Game review: We Are Chicago – a flawed snapshot of a troubled city
A dated world of almost ghastly character designs, dull voice acting, and bizarre gameplay mar an otherwise noble attempt at delicately tackling a city’s social issues without preaching
Culture Shock Games
If you believe what some pundits claim, gun crime is at an all-time high in America. Admittedly, small pockets of the country are facing high levels of violence and Chicago’s almost obscene 4,000-plus gun-related incidents last year shouldn’t be ignored.
And while it’s quite normal for movies or TV shows to tackle social issues, video games usually shy away from them, so it’s surprising to see the PC game We Are Chicago tackling the subject – or attempting to, at least.
We Are Chicago is ambitious, we’ll give it that. Living in a run-down neighbourhood in the city’s south side, Aaron Davis is your average, everyday underprivileged black kid: school problems, family problems, money problems, gang problems. The dialogue-based point-and-click gameplay is an obvious way to approach his world, but it’s not essential to the point of the game.
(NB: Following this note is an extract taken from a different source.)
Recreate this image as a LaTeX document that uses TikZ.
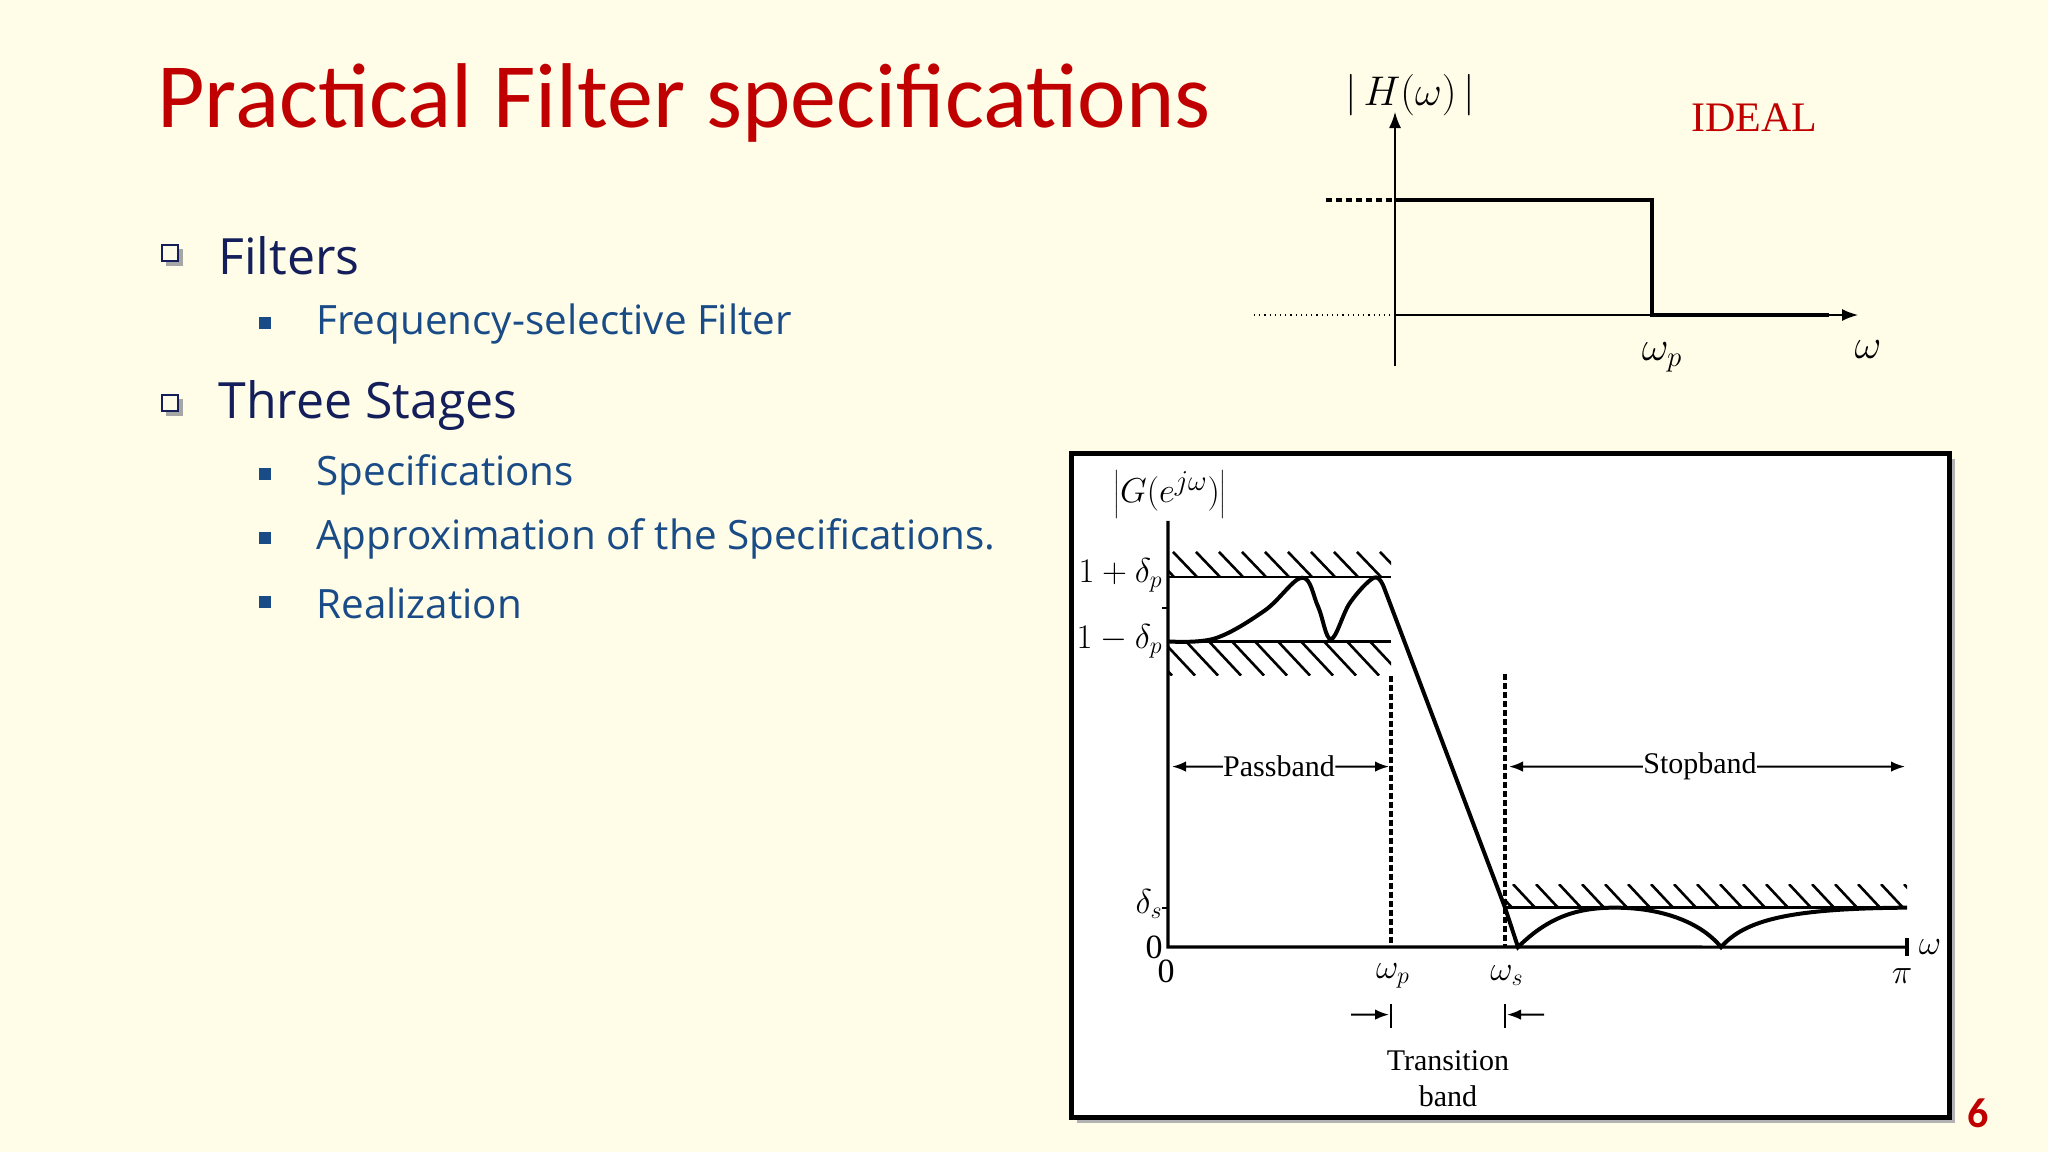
\documentclass[tikz,border=0pt]{standalone}
\usepackage{fontspec}
\setmainfont{Liberation Serif}
\newfontfamily\carl{Carlito}
\newfontfamily\opsans{Open Sans}
\usetikzlibrary{arrows.meta}
\definecolor{bg}{RGB}{255,253,232}
\definecolor{ttl}{RGB}{192,0,0}
\definecolor{navy}{RGB}{20,30,90}
\definecolor{sub}{RGB}{25,75,135}
\begin{document}
\begin{tikzpicture}[x=0.5pt,y=-0.5pt,
  tx/.style={inner sep=0pt,font=\fontsize{15}{17}\selectfont},
  lab/.style={inner sep=0pt,font=\fontsize{17}{19}\selectfont},
  hat/.style={line width=1.3pt},
  lvl1/.style={anchor=west,inner sep=0pt,text=navy,font=\opsans\fontsize{25}{30}\selectfont},
  lvl2/.style={anchor=west,inner sep=0pt,text=sub,font=\opsans\fontsize{20.2}{24}\selectfont}]
\fill[bg] (0,0) rectangle (2048,1152);
\useasboundingbox (0,0) rectangle (2048,1152);
% title
\node[anchor=base west,inner sep=0pt,text=ttl,font=\carl\fontsize{46}{52}\selectfont] (title) at (157,127) {Practical Filter specifications};
% bullets
\foreach \y in {256,406}{
  \fill[gray!70] (166,\y-7) rectangle (183,\y+10);
  \draw[navy,line width=1.3pt,fill=bg] (162,\y-11) rectangle (178,\y+5);}
\foreach \y in {324,475,539,603}{ \fill[sub] (259,\y-7) rectangle (271,\y+5);}
\node[lvl1] (b1) at (218,256) {Filters};
\node[lvl2] (s1) at (316,324) {Frequency-selective Filter};
\node[lvl1] (b2) at (218,406) {Three Stages};
\node[lvl2] (s2) at (316,475) {Specifications};
\node[lvl2] (s3) at (316,539) {Approximation of the Specifications.};
\node[lvl2] (s4) at (316,603) {Realization};
% ideal plot
\coordinate (ya0) at (1395,366); \coordinate (ya1) at (1395,112);
\draw[-{Latex[length=8pt]},line width=0.8pt] (ya0) -- (ya1);
\coordinate (xa0) at (1395,315); \coordinate (xa1) at (1858,315);
\draw[-{Latex[length=8pt]},line width=0.8pt] (xa0) -- (xa1);
\draw[dotted,line width=0.6pt] (1254,315) -- (xa0);
\draw[line width=2pt,dash pattern=on 3pt off 2pt] (1326,200) -- (1395,200);
\draw[line width=2.2pt] (1395,200) -- (1652,200) -- (1652,315) -- (1829,315);
\node[tx,font=\fontsize{22}{24}\selectfont] (hl) at (1410,95) {$|\,H(\omega)\,|$};
\node[tx,text=ttl,font=\fontsize{21}{24}\selectfont] (ideal) at (1754,118) {IDEAL};
\node[tx,font=\fontsize{22}{24}\selectfont] (wp) at (1662,357) {$\omega_{\scriptstyle p}$};
\node[tx,font=\fontsize{22}{24}\selectfont] (w) at (1868,350) {$\omega$};
% box
\fill[gray!60] (1077,459) rectangle (1955,1123);
\draw[line width=2.5pt,fill=white] (1071,453) rectangle (1949,1117);
\begin{scope}[shift={(0,109.7)},yscale=0.7585]
% hatch
\begin{scope}
\clip (1168,583) rectangle (1391,616);
\foreach \x in {1150,1173,...,1400} \draw[hat] (\x,583) -- (\x+24,616);
\end{scope}
\begin{scope}
\clip (1168,701) rectangle (1391,746);
\foreach \x in {1140,1163,...,1400} \draw[hat] (\x,701) -- (\x+32,746);
\end{scope}
\begin{scope}
\clip (1505,1021) rectangle (1907,1052);
\foreach \x in {1490,1513,...,1920} \draw[hat] (\x,1021) -- (\x+22,1052);
\end{scope}
\draw[line width=1.2pt] (1168,616) -- (1391,616) (1168,701) -- (1391,701) (1505,1052) -- (1907,1052);
% axes
\coordinate (o) at (1168,1104);
\draw[line width=1.6pt] (1168,542) -- (o) -- (1907,1104);
\draw[line width=1.6pt] (1907,1092) -- (1907,1116);
\draw[line width=1pt] (1162,657) -- (1168,657) (1162,1052) -- (1168,1052);
\draw[line width=1.6pt,dash pattern=on 3pt off 1.5pt] (1391,746) -- (1391,1104) (1505,744) -- (1505,1104);
% response
\draw[line width=2pt] plot[smooth,tension=0.6] coordinates {(1168,701) (1215,697) (1265,660) (1302,617) (1318,655) (1331,698) (1350,650) (1374,617) (1384,630)} -- (1505,1052) -- (1518,1104)
  .. controls (1550,1062) and (1580,1052) .. (1615,1052) .. controls (1660,1052) and (1700,1070) .. (1721,1104)
  .. controls (1745,1068) and (1790,1053) .. (1907,1052);
% band arrows
\node[tx] (pb) at (1279,866) {Passband};
\draw[-{Latex[length=7pt]},line width=1pt] (pb.west) -- (1172,866);
\draw[-{Latex[length=7pt]},line width=1pt] (pb.east) -- (1389,866);
\node[tx] (sb) at (1700,866) {Stopband};
\draw[-{Latex[length=7pt]},line width=1pt] (sb.west) -- (1509,866);
\draw[-{Latex[length=7pt]},line width=1pt] (sb.east) -- (1905,866);
% labels
\node[lab,font=\fontsize{19}{21}\selectfont] (g) at (1170,507) {$\left|G(e^{j\omega})\right|$};
\node[lab,anchor=east] (l1) at (1163,614) {$1+\delta_p$};
\node[lab,anchor=east] (l2) at (1163,701) {$1-\delta_p$};
\node[lab,anchor=east] (ls) at (1163,1047) {$\delta_s$};
\node[lab,anchor=east] (l0) at (1163,1104) {0};
\node[lab] (x0) at (1166,1136) {0};
\node[lab] (xp) at (1393,1142) {$\omega_p$};
\node[lab] (xs) at (1507,1142) {$\omega_s$};
\node[lab] (xpi) at (1902,1142) {$\pi$};
\node[lab] (xw) at (1930,1104) {$\omega$};
\draw[line width=1.3pt] (1391,1179) -- (1391,1211) (1505,1179) -- (1505,1211);
\coordinate (ta) at (1351,1193); \coordinate (tb) at (1544,1193);
\draw[-{Latex[length=7pt]},line width=1pt] (ta) -- (1389,1193);
\draw[-{Latex[length=7pt]},line width=1pt] (tb) -- (1507,1193);
\node[tx] (tr1) at (1448,1254) {Transition};
\node[tx] (tr2) at (1448,1300) {band};
\end{scope}
% page number
\node[tx,text=ttl,font=\carl\bfseries\fontsize{21}{23}\selectfont] (pn) at (1978,1113) {6};
\end{tikzpicture}
\end{document}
The point here is to educate more than interact, and through the contrast of the mundanity of a struggling existence and the acts of violence that threaten what should be a well-lived life, we’re given a measured glimpse of the trials facing these communities. Study hard, make money after school, look after your sister, and avoid friends that lead a life of crime.
It’s jarring, and the appropriately named developer Culture Shock Games has done an impressive job of delicately tackling the world without resorting to preaching or heavy-handedness. It’s just too bad that when it comes to the game itself, the entire reason for Chicago’s existence in this medium, it fails miserably.
Character designs are almost horrendous, with bland faces, weak animation and awful lip-synching. Voice acting is dull and reserved, never fully embracing the passion of its quite good writing. The world we are sent through looks strangely dated, as if screenshots from late-1990s games were all they had to reference. And the gameplay itself is bizarre, especially given how simple it should be, and it becomes an overly ambitious attempt to creatively display dialogue choices, while never giving us the time needed to thoughtfully consider our options.
Nothing in Chicago works as a game, which is a shame since its subject matter is only rarely if ever tackled within the medium. But as it stands, it still succeeds as a fascinating project of perspective: an interactive piece of art that allows us to experience life under different circumstances. In that, We Are Chicago is worth playing.